Originally published April 15, 2010

In a case that should serve as a strong incentive for employers to review and update their electronic communications policies, the New Jersey Supreme Court recently held that an employer was not entitled to read a series of e-mails between an employee and her attorneys, even though the e-mails were stored on the employee's company-issued laptop.

In Stengart v. Loving Care Agency, Inc., the plaintiff, an employee of the defendant, was issued a company laptop and e-mail address. Before her resignation, the plaintiff communicated with her attorney about a potential lawsuit against the employer using her personal, password-protected Yahoo e-mail account. The plaintiff accessed her personal e-mail account from her company-issued laptop, evidently not realizing that this resulted in copies of her privileged e-mails being stored on the laptop's hard drive. After the plaintiff filed an employment discrimination claim, the employer created a mirror image of the laptop and searched its contents for useful evidence. During this process, the employer and its attorney discovered and read several of the e-mails between plaintiff and her attorneys. The employer asserted that the e-mails were not protected by the attorney-client privilege because the company's electronic communications policy notified the plaintiff that any e-mails that she sent or received on her company laptop would be treated as company property, effectively waiving her right to claim privilege.

The court disagreed, finding that the attorney-client privilege was not waived despite the employer's policy. The court observed that although the policy clearly stated that all communications sent via the employer's systems belonged to the employer and that employees had no expectation of privacy for such communications, the policy also allowed for "occasional personal use." Because of this ambiguity, the court held that the policy was insufficient to overcome the plaintiff's reasonable expectation of privacy because she could interpret "occasional personal use" as suggesting that e-mail sent via her personal web-based e-mail account were distinguishable from business-related communications and, therefore, privileged communications.

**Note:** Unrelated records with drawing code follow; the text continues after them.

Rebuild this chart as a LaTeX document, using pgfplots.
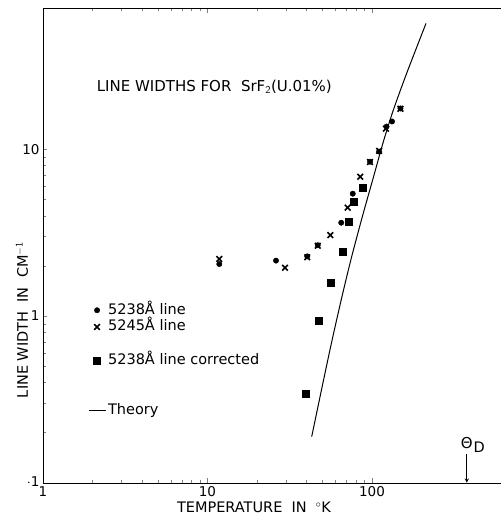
\documentclass[border=0pt]{standalone}
\usepackage{fontspec}
\setmainfont{DejaVu Sans}
\usepackage{pgfplots}
\pgfplotsset{compat=1.18}

\begin{document}
\begin{tikzpicture}
% page stops at x=457pt, so the right spine (at 470pt) falls off it as in the scan
\useasboundingbox (-43pt,-33.3pt) rectangle (457pt,482.7pt);
\begin{axis}[
  at={(0,0)}, anchor=south west,
  scale only axis,
  width=470pt, height=474.4pt,
  xmode=log, ymode=log,
  xmin=1, xmax=720, ymin=0.1, ymax=70.2,
  xtick={1,10,100}, xticklabels={1,10,100},
  ytick={0.1,1,10}, yticklabels={\raisebox{3pt}{$\cdot$1},1,10},
  /pgf/number format/assume math mode=true,
  tick label style={font=\fontsize{13.5}{16}\selectfont},
  legend cell align=left,
  legend style={draw=none, fill=none, at={(rel axis cs:0.089,0.385)}, anchor=north west,
    font=\fontsize{14.5}{17}\selectfont,
    nodes={inner sep=1pt, text height=11pt, text depth=3pt},
    row sep=0.7pt, column sep=1pt},
]
\addplot[only marks, mark=*, mark size=2.7pt, black] coordinates {
  (11.8,2.05) (26.1,2.15) (40.4,2.28) (46.8,2.66) (65,3.63) (76.4,5.42)
  (97.3,8.43) (110.5,9.7) (122.6,13.7) (132.4,14.7) (149,17.6)
};
\addlegendentry{5238Å line}
\addplot[only marks, mark=x, mark size=4pt, black, line width=1.6pt] coordinates {
  (11.8,2.2) (29.6,1.95) (40.4,2.25) (46.8,2.64) (55.8,3.06) (71.2,4.47)
  (84.8,6.85) (97.3,8.4) (110.5,9.8) (121.5,13.3) (149,17.5)
};
\addlegendentry{5245Å line}
\addlegendimage{empty legend}\addlegendentry{}
\addplot[only marks, mark=square*, mark size=3.5pt, black] coordinates {
  (39.7,0.344) (47.2,0.94) (56.1,1.58) (66.6,2.43) (72.1,3.68) (77.5,4.85) (87.8,5.9)
};
\addlegendentry{5238Å line corrected}
\addlegendimage{empty legend}\addlegendentry{}
\addlegendimage{empty legend}\addlegendentry{}
\addplot[black, line width=1pt, smooth] coordinates {
  (43,0.189) (55,0.6) (65,1.25) (75,2.24) (88,4.05) (102,6.8) (117.2,11.1)
  (134.8,17.2) (162.5,28.6) (213,57)
};
\addlegendentry{Theory}
\draw[->, line width=0.9pt, >=stealth] (axis cs:377,0.148) -- (axis cs:377,0.1);
\node[anchor=center, inner sep=0pt, font=\fontsize{15}{18}\selectfont] (th) at (axis cs:377,0.173) {Θ};
\node[anchor=west, inner sep=0.5pt, font=\fontsize{14.5}{18}\selectfont] at ([yshift=-4pt]th.east) {D};
\node[anchor=base west, font=\fontsize{15}{17}\selectfont] at (rel axis cs:0.107,0.825)
  {LINE WIDTHS FOR\ \ SrF$_{\mathsf{2}}$(U.01\%)};
\end{axis}
\node[anchor=base, font=\fontsize{14.5}{17}\selectfont] at (211pt,-30pt) {TEMPERATURE\ \ IN\ \ $^\circ$K};
\node[rotate=90, anchor=center, font=\fontsize{14.5}{17}\selectfont] at (-21pt,162.7pt) {LINE WIDTH\ \ IN\ \ CM$^{\mathsf{-1}}$};
\end{tikzpicture}
\end{document}
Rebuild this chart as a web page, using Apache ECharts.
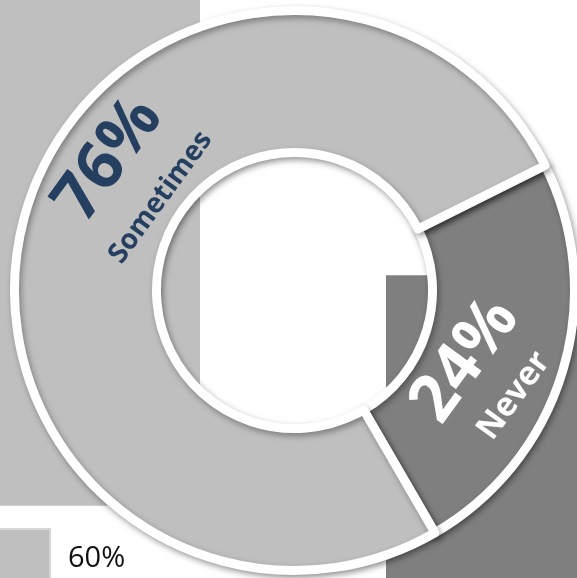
<!DOCTYPE html>
<html>
<head>
<meta charset="utf-8">
<script src="https://cdn.jsdelivr.net/npm/echarts/dist/echarts.min.js"></script>
<style>
html,body{margin:0;padding:0;background:#ffffff;}
#chart{width:577px;height:578px;}
</style>
</head>
<body>
<div id="chart"></div>
<script>
// ---- data ----
const sliceNames = ['Never', 'Sometimes'];
const sliceValues = [24, 76];
const backCategories = ['A', 'B'];
const backBase = [12.5, 0];
const backValues = [87.5, 52.4];
const legendName = '60%';
const edgeLabel = '40%';

// ---- chart ----
const FONT = '"Open Sans", "Liberation Sans", sans-serif';
const chart = echarts.init(document.getElementById('chart'), null, {renderer: 'canvas'});
const cx = 294.5, cy = 290.5;
const labelPlace = {
  Sometimes: {angle: 145, r: 195, rotate: 54},
  Never: {angle: -24.2, r: 214, rotate: 54}
};
const labelColor = {Sometimes: '#243F60', Never: '#ffffff'};
const nameSize = {Sometimes: 28, Never: 33};
const lineH = {Sometimes: 64, Never: 60};

const option = {
  animation: false,
  backgroundColor: '#ffffff',
  grid: {left: -113, width: 812, top: 0, height: 578, containLabel: false, outerBoundsMode: 'none'},
  xAxis: {type: 'category', data: backCategories, show: false},
  yAxis: {type: 'value', min: 0, max: 100, show: false},
  legend: {
    data: [legendName],
    left: -13, top: 528, padding: 0,
    icon: 'rect', itemWidth: 62, itemHeight: 60,
    itemStyle: {borderColor: '#d6d6d6', borderWidth: 2},
    textStyle: {fontFamily: FONT, fontSize: 29, color: '#111111', padding: [0, 0, 0, 13]},
    selectedMode: false
  },
  graphic: [{
    type: 'text', x: 13, y: 357, silent: true,
    style: {text: edgeLabel, fontFamily: FONT, fontSize: 29, fill: '#111111', align: 'right', verticalAlign: 'middle'}
  }],
  series: [
    {
      name: 'base', type: 'bar', stack: 's', barWidth: 220, silent: true,
      itemStyle: {color: 'rgba(0,0,0,0)'},
      data: backBase
    },
    {
      name: legendName, type: 'bar', stack: 's', barWidth: 220, silent: true,
      itemStyle: {color: '#BFBFBF'},
      data: backValues.map((v, i) => i === 1 ? {value: v, itemStyle: {color: '#7F7F7F'}} : v)
    },
    {
      name: 'donut', type: 'pie', silent: true,
      center: [cx, cy], radius: [138, 280], startAngle: 26.5, clockwise: true,
      avoidLabelOverlap: false,
      color: ['#7F7F7F', '#BFBFBF'],
      itemStyle: {
        borderColor: '#ffffff', borderWidth: 9,
        shadowBlur: 6, shadowOffsetX: 2, shadowOffsetY: 3, shadowColor: 'rgba(0,0,0,0.35)'
      },
      emphasis: {disabled: true},
      labelLine: {show: false},
      label: {
        show: true, position: 'inside',
        formatter: p => '{v|' + p.value + '%}\n{n|' + p.name + '}'
      },
      labelLayout: function (params) {
        const name = sliceNames[params.dataIndex];
        const p = labelPlace[name];
        const a = p.angle * Math.PI / 180;
        return {
          x: cx + p.r * Math.cos(a),
          y: cy - p.r * Math.sin(a),
          rotate: p.rotate,
          align: 'center', verticalAlign: 'middle'
        };
      },
      data: sliceNames.map((n, i) => ({
        name: n, value: sliceValues[i],
        label: {
          color: labelColor[n],
          rich: {
            v: {fontFamily: FONT, fontWeight: 'bold', fontSize: 66, lineHeight: lineH[n], color: labelColor[n]},
            n: {fontFamily: FONT, fontWeight: 'bold', fontSize: nameSize[n], lineHeight: lineH[n], color: labelColor[n]}
          }
        }
      }))
    }
  ]
};
chart.setOption(option);
</script>
</body>
</html>
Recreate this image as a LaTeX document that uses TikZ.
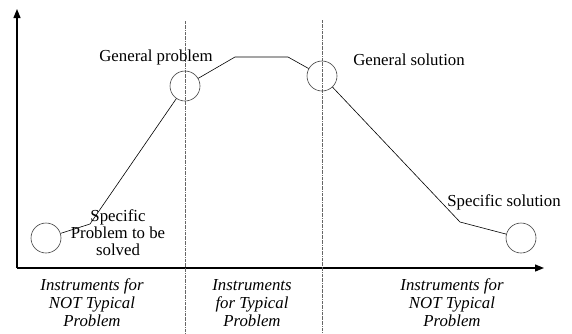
\documentclass[tikz,border=0pt]{standalone}
\usepackage{fontspec}
\setmainfont{Liberation Serif}
\usepackage{tikz}
\usetikzlibrary{arrows.meta}
\tikzset{%
  axis/.style = {-{Triangle[length=9pt,width=7pt]},line width=1.2pt},
  guide/.style = {densely dashdotted,line width=0.4pt,black!60},
  stage/.style = {circle,draw,black!75,line width=0.6pt,minimum size=30pt,
        inner sep=0pt},
  lbl/.style = {font=\fontsize{16.8}{17}\selectfont,align=center},
  instr/.style = {font=\fontsize{16.8}{18}\selectfont\itshape,align=center}
}
\begin{document}
\begin{tikzpicture}[x=1pt,y=-1pt]
    \useasboundingbox (0,0) rectangle (572,333);
    % axes
    \coordinate (o) at (17,268);
    \coordinate (ytop) at (17,9);
    \coordinate (xend) at (544,268);
    \draw[axis] (o) -- (ytop);
    \draw[axis] (o) -- (xend);
    % guide lines
    \coordinate (g1a) at (185,21);
    \coordinate (g1b) at (185,333);
    \coordinate (g2a) at (322,20);
    \coordinate (g2b) at (322,333);
    \draw[guide] (g1a) -- (g1b);
    \draw[guide] (g2a) -- (g2b);
    % stages
    \node[stage] (sp) at (46,238) {};
    \node[stage] (gp) at (185,86) {};
    \node[stage] (gs) at (322,76) {};
    \node[stage] (ss) at (521,238) {};
    \coordinate (k1) at (90,224);
    \coordinate (k2) at (235,57);
    \coordinate (k3) at (288,57);
    \coordinate (k4) at (460,222);
    \draw[line width=0.6pt] (sp) -- (k1) -- (gp) -- (k2) -- (k3) -- (gs)
        -- (k4) -- (ss);
    % labels
    \node[lbl,anchor=base] (tgp) at (156,61) {General problem};
    \node[lbl,anchor=base] (tgs) at (409,65) {General solution};
    \node[lbl,anchor=base] (tss) at (504,206) {Specific solution};
    \node[lbl] (tsp) at (118,233) {Specific\\Problem to be\\solved};
    % instruments
    \node[instr] (i1) at (92,303) {Instruments for\\NOT Typical\\Problem};
    \node[instr] (i2) at (252,303) {Instruments\\for Typical\\Problem};
    \node[instr] (i3) at (452,303) {Instruments for\\NOT Typical\\Problem};
\end{tikzpicture}
\end{document}
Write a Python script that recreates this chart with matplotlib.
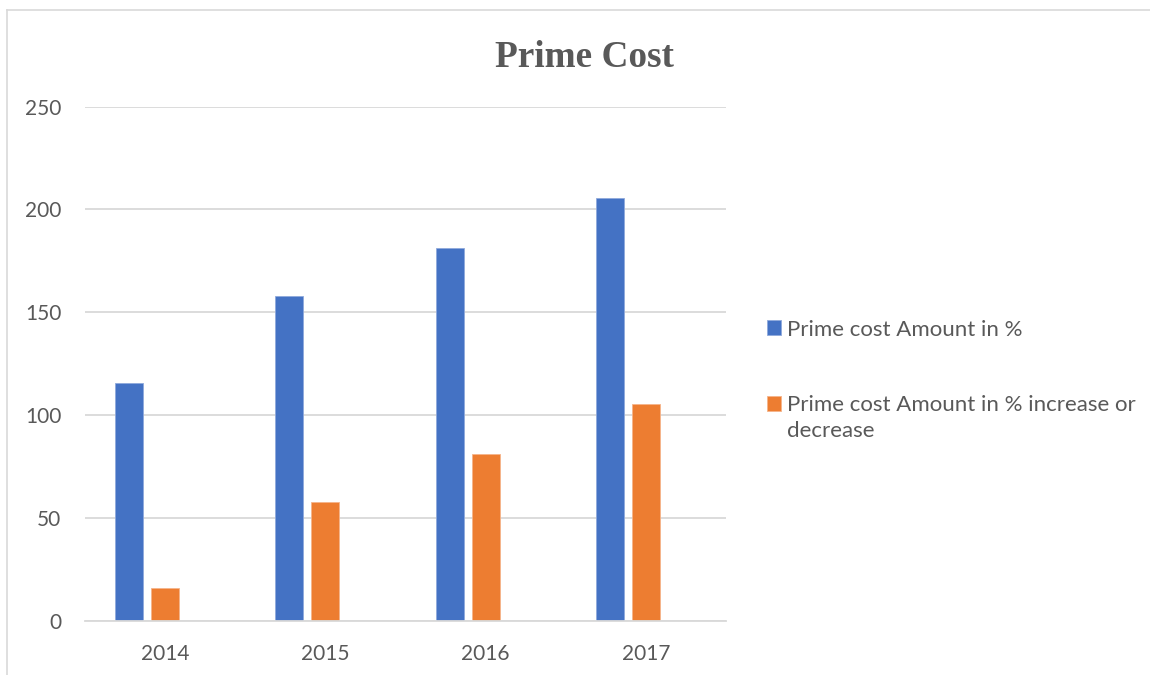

While Stengart was decided under New Jersey law and is not binding in other states, the case has garnered substantial attention in legal circles, and other courts may well adopt the same reasoning. The lessons for employers are clear. First, employers should review and revise their electronic communications policies regularly to ensure that they are up to date with recent developments in the law. Second, in light of this case, employers should ensure that their policies clearly address employee use of employer-provided systems to access personal e-mail accounts or internet services. Critically, the policy should either prohibit such personal use or make it clear that the employee waives any expectation of privacy when they use an employer's systems to access personal e-mail or other accounts.